Noel,
On Oct 5, 2010, at 5:42 PM, Noel Chiappa wrote:
So whatever's going to happen when IPv4
addresses run out, a mass conversion of traffic to IPv6 probably isn't it.
Of course not. Obtaining IPv4 addresses will simply become more expensive,
with all that implies. Folks that depend on a cheap supply of new IP addresses
are going to figure out ways of continuing to obtain their supplies, but costs
will be non-linear and unpredictable. This will encourage ISPs to cannibalize
internal public holdings (e.g., addresses for internal infrastructure)

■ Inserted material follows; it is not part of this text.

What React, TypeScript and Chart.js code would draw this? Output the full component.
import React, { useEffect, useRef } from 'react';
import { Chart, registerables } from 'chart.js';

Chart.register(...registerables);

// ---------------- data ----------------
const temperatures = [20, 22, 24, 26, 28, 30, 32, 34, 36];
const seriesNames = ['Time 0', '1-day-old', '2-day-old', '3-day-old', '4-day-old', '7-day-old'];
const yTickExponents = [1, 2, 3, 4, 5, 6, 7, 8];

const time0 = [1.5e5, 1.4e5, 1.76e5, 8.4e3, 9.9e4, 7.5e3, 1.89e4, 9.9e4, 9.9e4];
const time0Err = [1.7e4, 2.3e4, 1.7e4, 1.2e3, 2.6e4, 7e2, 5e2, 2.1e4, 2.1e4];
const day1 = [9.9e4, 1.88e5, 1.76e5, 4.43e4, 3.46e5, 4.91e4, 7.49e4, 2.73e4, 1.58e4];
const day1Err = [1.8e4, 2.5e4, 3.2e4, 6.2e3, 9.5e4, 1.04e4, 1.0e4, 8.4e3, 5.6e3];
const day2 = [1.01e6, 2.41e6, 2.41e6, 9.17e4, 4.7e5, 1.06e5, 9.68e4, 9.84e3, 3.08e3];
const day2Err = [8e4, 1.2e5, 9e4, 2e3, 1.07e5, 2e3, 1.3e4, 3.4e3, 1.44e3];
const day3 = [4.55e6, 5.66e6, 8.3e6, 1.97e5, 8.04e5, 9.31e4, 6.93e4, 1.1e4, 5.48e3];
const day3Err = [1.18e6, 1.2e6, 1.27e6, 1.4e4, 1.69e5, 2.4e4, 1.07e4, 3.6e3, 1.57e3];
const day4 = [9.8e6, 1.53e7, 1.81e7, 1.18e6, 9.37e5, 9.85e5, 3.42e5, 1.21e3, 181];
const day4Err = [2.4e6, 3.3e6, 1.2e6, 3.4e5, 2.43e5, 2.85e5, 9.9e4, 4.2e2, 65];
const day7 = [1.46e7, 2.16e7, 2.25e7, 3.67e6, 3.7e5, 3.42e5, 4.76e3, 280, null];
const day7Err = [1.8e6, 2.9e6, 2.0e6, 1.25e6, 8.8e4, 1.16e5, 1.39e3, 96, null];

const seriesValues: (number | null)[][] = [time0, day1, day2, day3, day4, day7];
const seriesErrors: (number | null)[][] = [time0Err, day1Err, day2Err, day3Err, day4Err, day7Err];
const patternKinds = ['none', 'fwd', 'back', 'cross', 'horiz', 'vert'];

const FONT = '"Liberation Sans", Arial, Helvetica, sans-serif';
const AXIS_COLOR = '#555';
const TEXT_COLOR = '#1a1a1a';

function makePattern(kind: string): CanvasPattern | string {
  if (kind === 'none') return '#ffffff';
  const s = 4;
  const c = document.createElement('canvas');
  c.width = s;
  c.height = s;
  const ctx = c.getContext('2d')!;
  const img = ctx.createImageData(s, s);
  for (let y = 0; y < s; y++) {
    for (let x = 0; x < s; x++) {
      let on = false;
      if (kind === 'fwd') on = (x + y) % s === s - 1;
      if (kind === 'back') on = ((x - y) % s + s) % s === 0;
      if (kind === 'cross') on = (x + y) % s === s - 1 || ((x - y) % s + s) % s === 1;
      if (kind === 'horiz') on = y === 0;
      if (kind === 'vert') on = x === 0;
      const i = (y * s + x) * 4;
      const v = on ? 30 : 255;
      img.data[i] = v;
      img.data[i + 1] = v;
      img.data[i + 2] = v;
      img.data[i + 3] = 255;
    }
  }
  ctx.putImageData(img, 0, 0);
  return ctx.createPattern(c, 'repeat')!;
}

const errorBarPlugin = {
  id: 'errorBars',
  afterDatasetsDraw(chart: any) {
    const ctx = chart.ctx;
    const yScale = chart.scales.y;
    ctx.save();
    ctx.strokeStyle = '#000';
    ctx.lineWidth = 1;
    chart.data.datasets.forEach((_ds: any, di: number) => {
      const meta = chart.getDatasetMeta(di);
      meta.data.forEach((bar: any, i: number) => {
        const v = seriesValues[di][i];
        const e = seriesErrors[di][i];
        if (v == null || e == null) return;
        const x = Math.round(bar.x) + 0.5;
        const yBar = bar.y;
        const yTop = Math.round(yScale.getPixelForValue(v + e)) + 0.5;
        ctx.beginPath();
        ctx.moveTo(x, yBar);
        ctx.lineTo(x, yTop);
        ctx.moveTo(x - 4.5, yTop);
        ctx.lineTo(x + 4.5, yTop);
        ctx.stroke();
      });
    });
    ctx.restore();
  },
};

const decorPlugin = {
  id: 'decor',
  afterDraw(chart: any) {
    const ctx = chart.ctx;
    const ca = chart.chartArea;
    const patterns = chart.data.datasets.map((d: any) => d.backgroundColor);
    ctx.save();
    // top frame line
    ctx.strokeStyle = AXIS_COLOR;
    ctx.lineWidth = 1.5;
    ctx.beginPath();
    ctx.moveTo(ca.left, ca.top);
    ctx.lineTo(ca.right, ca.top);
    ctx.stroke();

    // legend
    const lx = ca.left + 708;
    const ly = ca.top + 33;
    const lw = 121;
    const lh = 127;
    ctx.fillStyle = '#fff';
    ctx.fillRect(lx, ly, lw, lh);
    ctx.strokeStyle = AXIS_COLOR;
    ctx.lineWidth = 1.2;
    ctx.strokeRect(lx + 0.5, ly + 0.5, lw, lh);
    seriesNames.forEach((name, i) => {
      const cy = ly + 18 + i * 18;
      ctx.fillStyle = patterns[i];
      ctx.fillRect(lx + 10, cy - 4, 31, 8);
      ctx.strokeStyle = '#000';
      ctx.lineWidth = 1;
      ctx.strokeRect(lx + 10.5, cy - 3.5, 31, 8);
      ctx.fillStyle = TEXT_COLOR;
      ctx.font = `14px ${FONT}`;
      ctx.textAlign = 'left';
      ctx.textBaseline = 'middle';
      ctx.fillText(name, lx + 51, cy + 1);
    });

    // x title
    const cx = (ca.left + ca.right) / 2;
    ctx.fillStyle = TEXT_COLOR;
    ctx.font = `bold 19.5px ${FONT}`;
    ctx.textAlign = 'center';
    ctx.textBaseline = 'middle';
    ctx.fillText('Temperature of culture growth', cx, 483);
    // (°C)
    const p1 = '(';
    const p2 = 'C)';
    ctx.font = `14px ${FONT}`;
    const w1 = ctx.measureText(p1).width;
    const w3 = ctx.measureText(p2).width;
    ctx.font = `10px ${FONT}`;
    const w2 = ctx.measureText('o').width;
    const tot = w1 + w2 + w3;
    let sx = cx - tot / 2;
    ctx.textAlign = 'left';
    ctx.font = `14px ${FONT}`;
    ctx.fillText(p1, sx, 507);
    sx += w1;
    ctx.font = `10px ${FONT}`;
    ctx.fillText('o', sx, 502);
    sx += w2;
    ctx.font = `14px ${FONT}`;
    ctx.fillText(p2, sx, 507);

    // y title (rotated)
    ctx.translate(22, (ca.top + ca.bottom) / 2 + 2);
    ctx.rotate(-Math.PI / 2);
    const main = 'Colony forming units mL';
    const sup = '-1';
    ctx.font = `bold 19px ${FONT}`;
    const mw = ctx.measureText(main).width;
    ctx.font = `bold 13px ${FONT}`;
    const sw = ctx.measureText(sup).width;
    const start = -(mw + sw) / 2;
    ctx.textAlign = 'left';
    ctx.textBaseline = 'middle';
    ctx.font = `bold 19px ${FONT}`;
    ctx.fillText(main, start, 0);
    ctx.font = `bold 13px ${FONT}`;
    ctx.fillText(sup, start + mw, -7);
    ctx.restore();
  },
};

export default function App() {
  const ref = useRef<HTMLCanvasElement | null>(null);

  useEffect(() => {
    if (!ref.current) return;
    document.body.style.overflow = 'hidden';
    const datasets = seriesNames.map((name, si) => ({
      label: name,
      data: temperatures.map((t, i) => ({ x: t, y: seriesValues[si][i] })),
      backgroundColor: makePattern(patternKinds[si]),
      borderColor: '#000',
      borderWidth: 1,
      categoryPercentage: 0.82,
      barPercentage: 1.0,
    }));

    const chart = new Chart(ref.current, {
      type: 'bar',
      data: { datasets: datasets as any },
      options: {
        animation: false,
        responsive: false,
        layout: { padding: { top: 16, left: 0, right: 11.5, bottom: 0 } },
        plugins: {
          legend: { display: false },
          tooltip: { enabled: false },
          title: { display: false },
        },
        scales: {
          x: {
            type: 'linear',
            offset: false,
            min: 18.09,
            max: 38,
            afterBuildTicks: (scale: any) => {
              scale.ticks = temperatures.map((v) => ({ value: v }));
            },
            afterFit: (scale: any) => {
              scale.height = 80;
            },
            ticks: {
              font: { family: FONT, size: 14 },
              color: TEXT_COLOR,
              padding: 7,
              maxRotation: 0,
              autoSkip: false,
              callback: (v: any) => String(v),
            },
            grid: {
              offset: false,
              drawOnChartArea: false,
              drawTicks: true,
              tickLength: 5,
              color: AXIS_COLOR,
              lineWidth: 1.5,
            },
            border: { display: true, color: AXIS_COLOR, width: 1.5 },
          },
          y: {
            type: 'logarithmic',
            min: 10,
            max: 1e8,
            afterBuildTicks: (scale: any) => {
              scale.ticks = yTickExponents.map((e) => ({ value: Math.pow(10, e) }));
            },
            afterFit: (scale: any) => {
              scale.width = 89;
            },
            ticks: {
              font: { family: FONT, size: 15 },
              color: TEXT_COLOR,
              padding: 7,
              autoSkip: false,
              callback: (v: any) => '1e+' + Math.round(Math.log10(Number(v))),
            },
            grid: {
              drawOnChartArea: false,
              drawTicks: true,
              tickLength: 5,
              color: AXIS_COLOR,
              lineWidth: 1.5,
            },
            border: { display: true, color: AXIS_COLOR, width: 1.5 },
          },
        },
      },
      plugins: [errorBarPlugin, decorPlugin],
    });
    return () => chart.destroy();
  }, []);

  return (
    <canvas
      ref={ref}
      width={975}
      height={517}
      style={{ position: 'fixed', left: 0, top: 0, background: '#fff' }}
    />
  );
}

migrating to RFC 1918 or IPv6 internally and, when that runs out (which won't
take long), purchase IPv4 address on the black/grey/white (depending on how the
RIRs deal with runout) market. Costs will, of course, be passed down to the
end user. End users will either respond by:
a) deciding they are OK with 1 or 2 public addresses and NATv4'ing everything
else, returning PA address space to their ISPs or selling/leasing PI address
space to folks willing to pay;
and/or
b) turn on IPv6 and demand their ISPs and preferred content providers support
it, and deploy v4 to v6 NAT as a stop gap (which probably will such just as
much and as little as option (a)).
Option (b) is probably better in the long run, though some folks might
disagree. Oddly enough, I don't see a way forward that doesn't include vast
amounts of NAT. The only question is what flavor of NAT.
ISPs that have routers that are on the edge memory- or CPU-wise should really
consider upgrading, as there is likely to be a flood of long prefix IPv4 routes
as the markets take effect. If they can't upgrade, then we revisit history and
see prefix length filters showing up again.